*Data block:*

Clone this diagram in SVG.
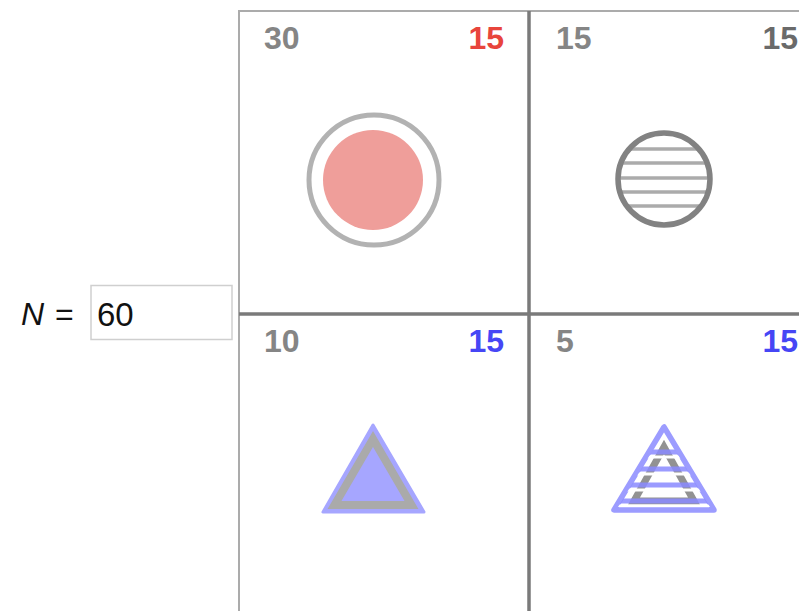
<svg xmlns="http://www.w3.org/2000/svg" width="799" height="611" viewBox="0 0 799 611">
<style>
.lbl{font-family:"Liberation Sans",Arial,sans-serif;font-weight:bold;font-size:32px}
.g{fill:#858585}
.dg{fill:#6a6a6a}
.r{fill:#e8453c}
.b{fill:#4646f5}
.outer{stroke:#ababab;stroke-width:2;fill:none}
.inner{stroke:#7a7a7a;stroke-width:3.5;fill:none}
</style>
<defs>
<clipPath id="cclip"><circle cx="664" cy="179" r="45"/></clipPath>
<clipPath id="tclip"><polygon points="664,432 618,507 710,507"/></clipPath>
</defs>
<rect width="799" height="611" fill="#ffffff"/>
<g id="grid">
<line class="outer" x1="239" y1="11" x2="239" y2="611"/>
<line class="outer" x1="238" y1="11" x2="799" y2="11"/>
<line class="inner" x1="529" y1="11" x2="529" y2="611"/>
<line class="inner" x1="239" y1="314" x2="799" y2="314"/>
</g>
<g id="input">
<text x="21" y="325" font-family="Liberation Sans,Arial,sans-serif" font-size="32" font-style="italic" fill="#111">N</text>
<text x="55" y="325" font-family="Liberation Sans,Arial,sans-serif" font-size="32" fill="#111">=</text>
<rect x="91" y="285.5" width="141" height="54" fill="#fff" stroke="#cfcfcf" stroke-width="1.5"/>
<text x="97" y="326" font-family="Liberation Sans,Arial,sans-serif" font-size="33" fill="#111">60</text>
</g>
<g id="cell-tl">
<text class="lbl g" x="264" y="49">30</text>
<text class="lbl r" x="504" y="49" text-anchor="end">15</text>
<circle cx="374" cy="180" r="65" fill="none" stroke="#b2b2b2" stroke-width="5"/>
<circle cx="373" cy="180" r="50" fill="#ef9e9a"/>
</g>
<g id="cell-tr">
<text class="lbl g" x="556" y="49">15</text>
<text class="lbl dg" x="798" y="49" text-anchor="end">15</text>
<g clip-path="url(#cclip)" stroke="#ababab" stroke-width="3.5">
<line x1="610" y1="149" x2="720" y2="149"/>
<line x1="610" y1="163" x2="720" y2="163"/>
<line x1="610" y1="178" x2="720" y2="178"/>
<line x1="610" y1="192" x2="720" y2="192"/>
<line x1="610" y1="206" x2="720" y2="206"/>
</g>
<circle cx="664" cy="179" r="46" fill="none" stroke="#828282" stroke-width="5.5"/>
</g>
<g id="cell-bl">
<text class="lbl g" x="264" y="352">10</text>
<text class="lbl b" x="504" y="352" text-anchor="end">15</text>
<polygon points="373,425 323,512 424,512" fill="#a6a6ff" stroke="#a6a6ff" stroke-width="3" stroke-linejoin="round"/>
<polygon points="373,439 334.5,505 411.5,505" fill="none" stroke="#aaaaaa" stroke-width="8"/>
</g>
<g id="cell-br">
<text class="lbl g" x="556" y="352">5</text>
<text class="lbl b" x="798" y="352" text-anchor="end">15</text>
<polygon points="664,427 614,510 714,510" fill="#ffffff" stroke="#9c9cff" stroke-width="5.5" stroke-linejoin="round"/>
<polygon points="664,447 634,501 694,501" fill="none" stroke="#929292" stroke-width="7"/>
<g clip-path="url(#tclip)">
<g stroke="#ffffff" stroke-width="3">
<line x1="600" y1="457" x2="730" y2="457"/>
<line x1="600" y1="474" x2="730" y2="474"/>
<line x1="600" y1="490" x2="730" y2="490"/>
<line x1="600" y1="506" x2="730" y2="506"/>
</g>
<g stroke="#8a8aff" stroke-width="5" opacity="0.85">
<line x1="600" y1="452" x2="730" y2="452"/>
<line x1="600" y1="469" x2="730" y2="469"/>
<line x1="600" y1="485" x2="730" y2="485"/>
<line x1="600" y1="501" x2="730" y2="501"/>
</g>
</g>
</g>
</svg>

*Directions:* All the lines above are to be reproduced exactly, except the pictures.

*Complete output:*
Clone this diagram in SVG.
<svg xmlns="http://www.w3.org/2000/svg" width="799" height="611" viewBox="0 0 799 611">
<style>
.lbl{font-family:"Liberation Sans",Arial,sans-serif;font-weight:bold;font-size:32px}
.g{fill:#858585}
.dg{fill:#6a6a6a}
.r{fill:#e8453c}
.b{fill:#4646f5}
.outer{stroke:#ababab;stroke-width:2;fill:none}
.inner{stroke:#7a7a7a;stroke-width:3.5;fill:none}
</style>
<defs>
<clipPath id="cclip"><circle cx="664" cy="179" r="45"/></clipPath>
<clipPath id="tclip"><polygon points="664,432 618,507 710,507"/></clipPath>
</defs>
<rect width="799" height="611" fill="#ffffff"/>
<g id="grid">
<line class="outer" x1="239" y1="11" x2="239" y2="611"/>
<line class="outer" x1="238" y1="11" x2="799" y2="11"/>
<line class="inner" x1="529" y1="11" x2="529" y2="611"/>
<line class="inner" x1="239" y1="314" x2="799" y2="314"/>
</g>
<g id="input">
<text x="21" y="325" font-family="Liberation Sans,Arial,sans-serif" font-size="32" font-style="italic" fill="#111">N</text>
<text x="55" y="325" font-family="Liberation Sans,Arial,sans-serif" font-size="32" fill="#111">=</text>
<rect x="91" y="285.5" width="141" height="54" fill="#fff" stroke="#cfcfcf" stroke-width="1.5"/>
<text x="97" y="326" font-family="Liberation Sans,Arial,sans-serif" font-size="33" fill="#111">60</text>
</g>
<g id="cell-tl">
<text class="lbl g" x="264" y="49">30</text>
<text class="lbl r" x="504" y="49" text-anchor="end">15</text>
<circle cx="374" cy="180" r="65" fill="none" stroke="#b2b2b2" stroke-width="5"/>
<circle cx="373" cy="180" r="50" fill="#ef9e9a"/>
</g>
<g id="cell-tr">
<text class="lbl g" x="556" y="49">15</text>
<text class="lbl dg" x="798" y="49" text-anchor="end">15</text>
<g clip-path="url(#cclip)" stroke="#ababab" stroke-width="3.5">
<line x1="610" y1="149" x2="720" y2="149"/>
<line x1="610" y1="163" x2="720" y2="163"/>
<line x1="610" y1="178" x2="720" y2="178"/>
<line x1="610" y1="192" x2="720" y2="192"/>
<line x1="610" y1="206" x2="720" y2="206"/>
</g>
<circle cx="664" cy="179" r="46" fill="none" stroke="#828282" stroke-width="5.5"/>
</g>
<g id="cell-bl">
<text class="lbl g" x="264" y="352">10</text>
<text class="lbl b" x="504" y="352" text-anchor="end">15</text>
<polygon points="373,425 323,512 424,512" fill="#a6a6ff" stroke="#a6a6ff" stroke-width="3" stroke-linejoin="round"/>
<polygon points="373,439 334.5,505 411.5,505" fill="none" stroke="#aaaaaa" stroke-width="8"/>
</g>
<g id="cell-br">
<text class="lbl g" x="556" y="352">5</text>
<text class="lbl b" x="798" y="352" text-anchor="end">15</text>
<polygon points="664,427 614,510 714,510" fill="#ffffff" stroke="#9c9cff" stroke-width="5.5" stroke-linejoin="round"/>
<polygon points="664,447 634,501 694,501" fill="none" stroke="#929292" stroke-width="7"/>
<g clip-path="url(#tclip)">
<g stroke="#ffffff" stroke-width="3">
<line x1="600" y1="457" x2="730" y2="457"/>
<line x1="600" y1="474" x2="730" y2="474"/>
<line x1="600" y1="490" x2="730" y2="490"/>
<line x1="600" y1="506" x2="730" y2="506"/>
</g>
<g stroke="#8a8aff" stroke-width="5" opacity="0.85">
<line x1="600" y1="452" x2="730" y2="452"/>
<line x1="600" y1="469" x2="730" y2="469"/>
<line x1="600" y1="485" x2="730" y2="485"/>
<line x1="600" y1="501" x2="730" y2="501"/>
</g>
</g>
</g>
</svg>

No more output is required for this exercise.